March 23, 1994|By ROGER SIMON

WASHINGTON -- Larry King is taking off his suspenders.

He unbuttons one side, the other, the back.

"Watch my pants fall down!" he says to the crowd.

His pants do not fall down. It is the only disappointment of the day.

"You know what Kissinger told me?" King asks, tapping my arm. "He told me: 'All these world leaders are CNN freaks.' Kissinger told me: 'Larry, they would return your call faster than they would return Warren Christopher's!' "

Warren Christopher is our secretary of state.

Larry King needs no introduction.

Which is why he donated his suspenders yesterday to Planet Hollywood.

No, I don't get it either.

But it has something to do with the fact that Planet Hollywood is a chain of restaurants that display memorabilia and now will display the suspenders Larry King wore on the night of the famous Nov. 9, 1993, NAFTA debate between Al Gore and Ross Perot.

That show was important because it confounded expectations: Gore was less like a two-by-four than people thought and Perot was more like a Martian.

The show ended up with the highest rating in CNN history outside of its Persian Gulf war coverage, and NAFTA passed Congress.

And while it is easy to make fun of talk TV and talk radio and even Larry King, who else could have gotten 11.2 million American households to tune in to a discussion of the North American Free Trade Agreement?

"The night of the NAFTA vote, you know what President Clinton said to me?" King says. "Clinton says: 'Larry, I owe you big time.' We're at Blair House; it's a party and Clinton says to me: 'Larry, I owe you big time.' "

So what does King ask in return?

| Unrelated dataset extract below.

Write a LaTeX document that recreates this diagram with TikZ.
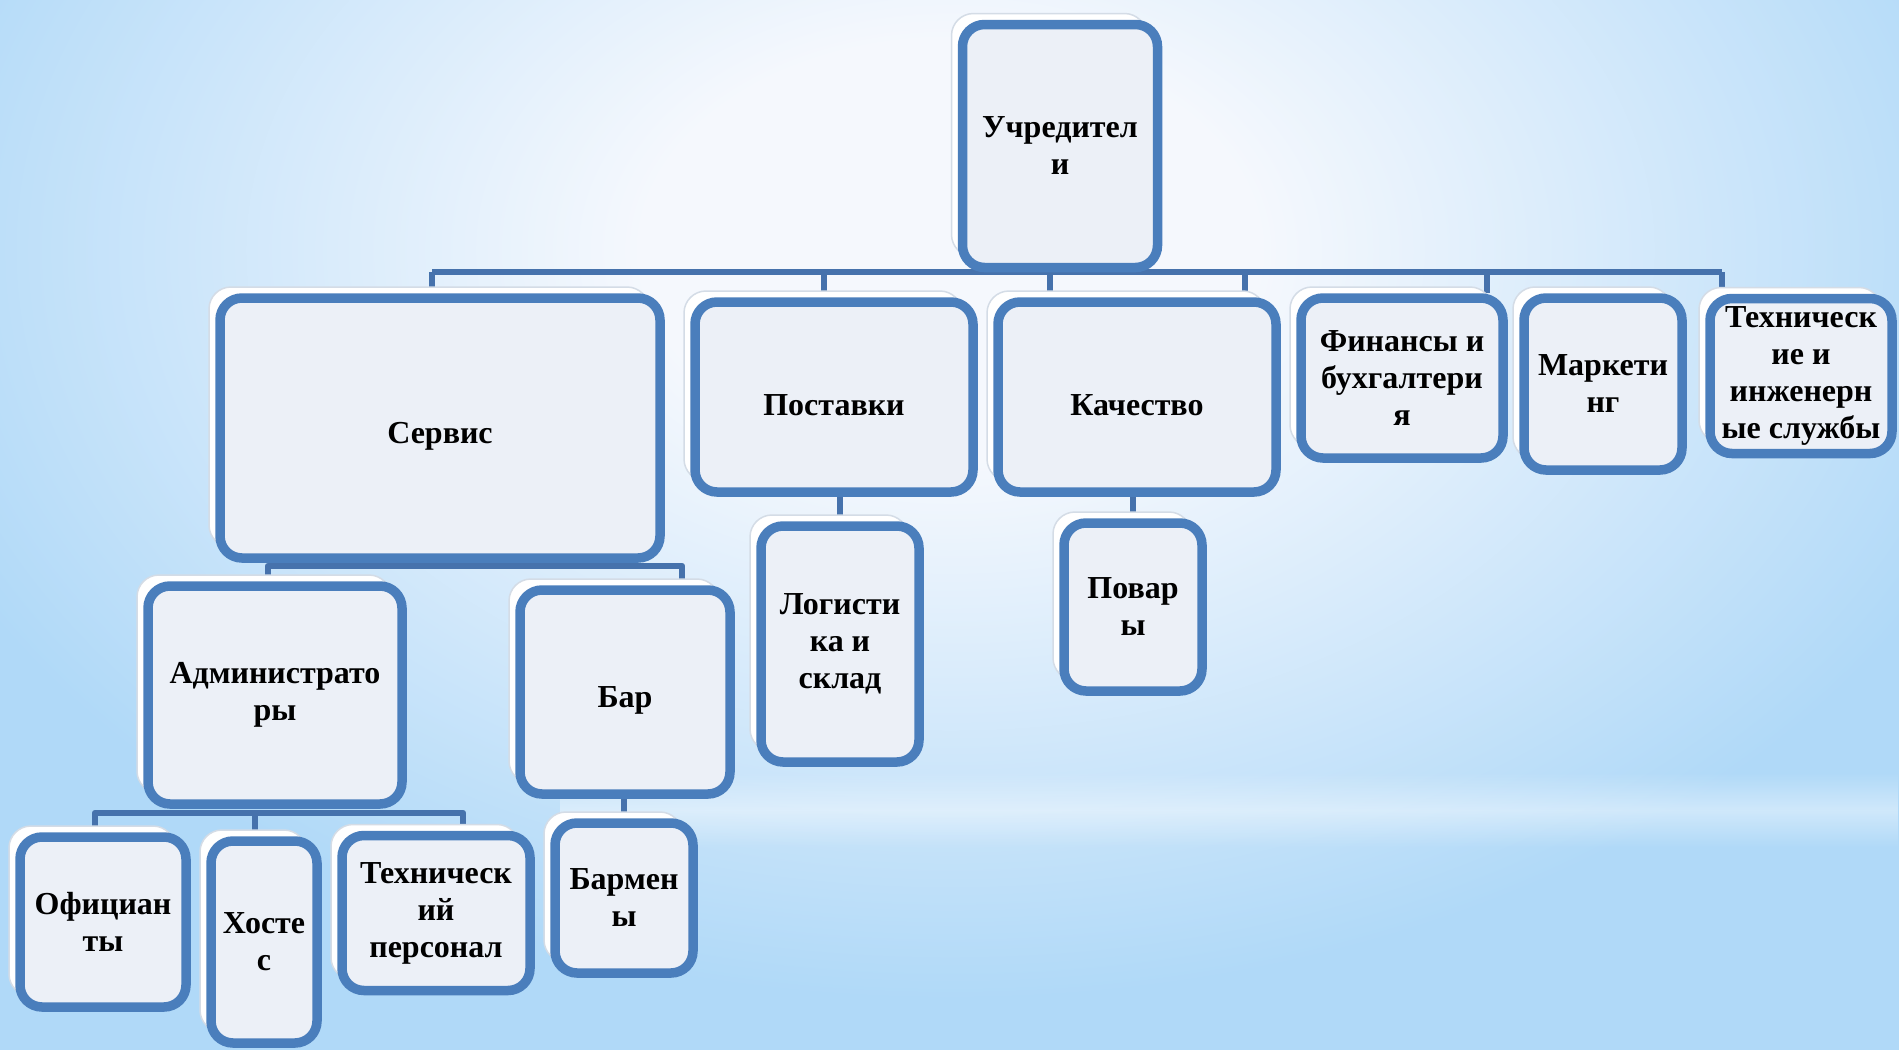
\documentclass[tikz,border=0pt]{standalone}
\usepackage{fontspec}
\setmainfont{Liberation Serif}
\usetikzlibrary{fadings}
\definecolor{frameblue}{RGB}{74,126,188}
\definecolor{linkblue}{RGB}{70,114,172}
\definecolor{boxfill}{RGB}{236,240,247}
\definecolor{halogray}{RGB}{212,220,230}
\definecolor{bglight}{RGB}{245,248,253}
\definecolor{bgblue}{RGB}{176,217,248}
\pgfdeclareradialshading{skyglow}{\pgfpoint{0bp}{0bp}}{color(0bp)=(bglight); color(7bp)=(bglight); color(25bp)=(bgblue); color(50bp)=(bgblue)}
\tikzfading[name = glowband, top color = transparent!100, bottom color = transparent!100, middle color = transparent!60]
\pgfdeclarelayer{back}
\pgfdeclarelayer{wires}
\pgfsetlayers{back,wires,main}
\def \boxfont {\fontsize{32}{37}\selectfont\bfseries}
\def \framewidth {9.5pt}
\tikzset{
  unit/.style = {draw = frameblue, line width = \framewidth, rounded corners = 22pt, fill = boxfill, align = center, inner sep = 0pt, font = \boxfont,
    execute at begin node = {\rule{0pt}{38pt}},
    preaction = {draw = halogray, line width = 1.5pt, fill = white, transform canvas = {shift = {(-11pt, 11pt)}}}},
  link/.style = {draw = linkblue, line width = 6.5pt, line join = round}
}

\begin{document}
\begin{tikzpicture}[x = 1pt, y = -1pt]
\useasboundingbox (0, 0) rectangle (1899, 1050);

\begin{pgfonlayer}{back}
\clip (0, 0) rectangle (1899, 1050);
\fill[bgblue] (0, 0) rectangle (1899, 1050);
\shade[shading = skyglow] (-150, -500) rectangle (2050, 1000);
\fill[white, path fading = glowband, fit fading = true] (560, 772) rectangle (1899, 848);
\end{pgfonlayer}

\node (found) [unit, minimum width = 195pt, minimum height = 243pt] at (1060, 146) {Учредител\\и};

\node (serv) [unit, minimum width = 440pt, minimum height = 260pt] at (440, 428) {Сервис};
\node (post) [unit, minimum width = 278pt, minimum height = 190pt] at (834, 397) {Поставки};
\node (qual) [unit, minimum width = 278pt, minimum height = 190pt] at (1137, 397) {Качество};
\node (fin) [unit, minimum width = 202pt, minimum height = 160pt] at (1402, 378) {Финансы и\\бухгалтери\\я};
\node (mark) [unit, minimum width = 158pt, minimum height = 172pt] at (1603, 384) {Маркети\\нг};
\node (tech) [unit, minimum width = 182pt, minimum height = 155pt] at (1801, 376) {Техническ\\ие и\\инженерн\\ые службы};

\node (log) [unit, minimum width = 158pt, minimum height = 236pt] at (840, 644) {Логисти\\ка и\\склад};
\node (cook) [unit, minimum width = 138pt, minimum height = 168pt] at (1133, 607) {Повар\\ы};

\node (admin) [unit, minimum width = 254pt, minimum height = 218pt] at (275, 695) {Администрато\\ры};
\node (bar) [unit, minimum width = 210pt, minimum height = 204pt] at (625, 692) {Бар};

\node (waiter) [unit, minimum width = 166pt, minimum height = 170pt] at (103, 922) {Официан\\ты};
\node (host) [unit, minimum width = 106pt, minimum height = 202pt] at (264, 942) {Хосте\\с};
\node (staff) [unit, minimum width = 188pt, minimum height = 155pt] at (436, 913) {Техническ\\ий\\персонал};
\node (barmen) [unit, minimum width = 138pt, minimum height = 150pt] at (624, 898) {Бармен\\ы};

\begin{pgfonlayer}{wires}
\coordinate (t1) at (432, 272);
\coordinate (t2) at (824, 272);
\coordinate (t3) at (1050, 272);
\coordinate (t4) at (1245, 272);
\coordinate (t5) at (1487, 272);
\coordinate (t6) at (1722, 272);
\draw[link] (t1) -- (t6);
\draw[link] (t1) -- (t1 |- serv.north);
\draw[link] (t2) -- (t2 |- post.north);
\draw[link] (t3) -- (t3 |- qual.north);
\draw[link] (t4) -- (t4 |- fin.north);
\draw[link] (t5) -- (t5 |- mark.north);
\draw[link] (t6) -- (t6 |- tech.north);

\coordinate (s1) at (268, 566);
\coordinate (s2) at (682, 566);
\draw[link] (s1 |- admin.north) -- (s1) -- (s2) -- (s2 |- bar.north);

\coordinate (a1) at (95, 813);
\coordinate (a2) at (255, 813);
\coordinate (a3) at (463, 813);
\draw[link] (a1 |- waiter.north) -- (a1) -- (a3) -- (a3 |- staff.north);
\draw[link] (a2) -- (a2 |- host.north);

\draw[link] (post.south -| log.north) -- (log.north);
\draw[link] (qual.south -| cook.north) -- (cook.north);
\draw[link] (bar.south -| barmen.north) -- (barmen.north);
\end{pgfonlayer}

\end{tikzpicture}
\end{document}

Only what he has already been promised: A live interview with Clinton every six months.

While critics say that news makers like King because he asks softball questions, news makers say they like King because he is neutral and fair.

But from the audience's point of view, there is another ingredient: King is an enthusiast. He likes what he is doing, and that comes through over the air.

And when you stand near him, he touches you as he talks. He touches your arm, takes your elbow, taps his hand against your shirtfront. And you can feel all this energy burbling around inside him.

Standing in Planet Hollywood, King turns to Harry Cohen, his boyhood friend and former adviser to two presidents, and asks: "We going to Opening Day?" By which King means the Orioles' first home game.

"As many games as we can get to," Cohen says.

"Jon Miller," King says, speaking of the Orioles' broadcaster. "Great!"

"They don't realize what they have in Jon Miller!" Cohen says.

"The best in the business!" King says, turns and rests his fingertips on my arm. "Right?"

After Vin Scully, I say.

"Vin Scully!" King says. "A legend!"

I mention that my wife has a 45 rpm record of Vin Scully's broadcast of the last inning of Sandy Koufax's perfect game against the Chicago Cubs in 1965 and instantly King starts imitating it: "It is 9:05 p.m. in the City of the Angels!"

When he stops, I ask him what's coming up on "Larry King Live."

"On April 1," King says, "Kermit the Frog will be the host and the guest will be Ted Koppel. Really."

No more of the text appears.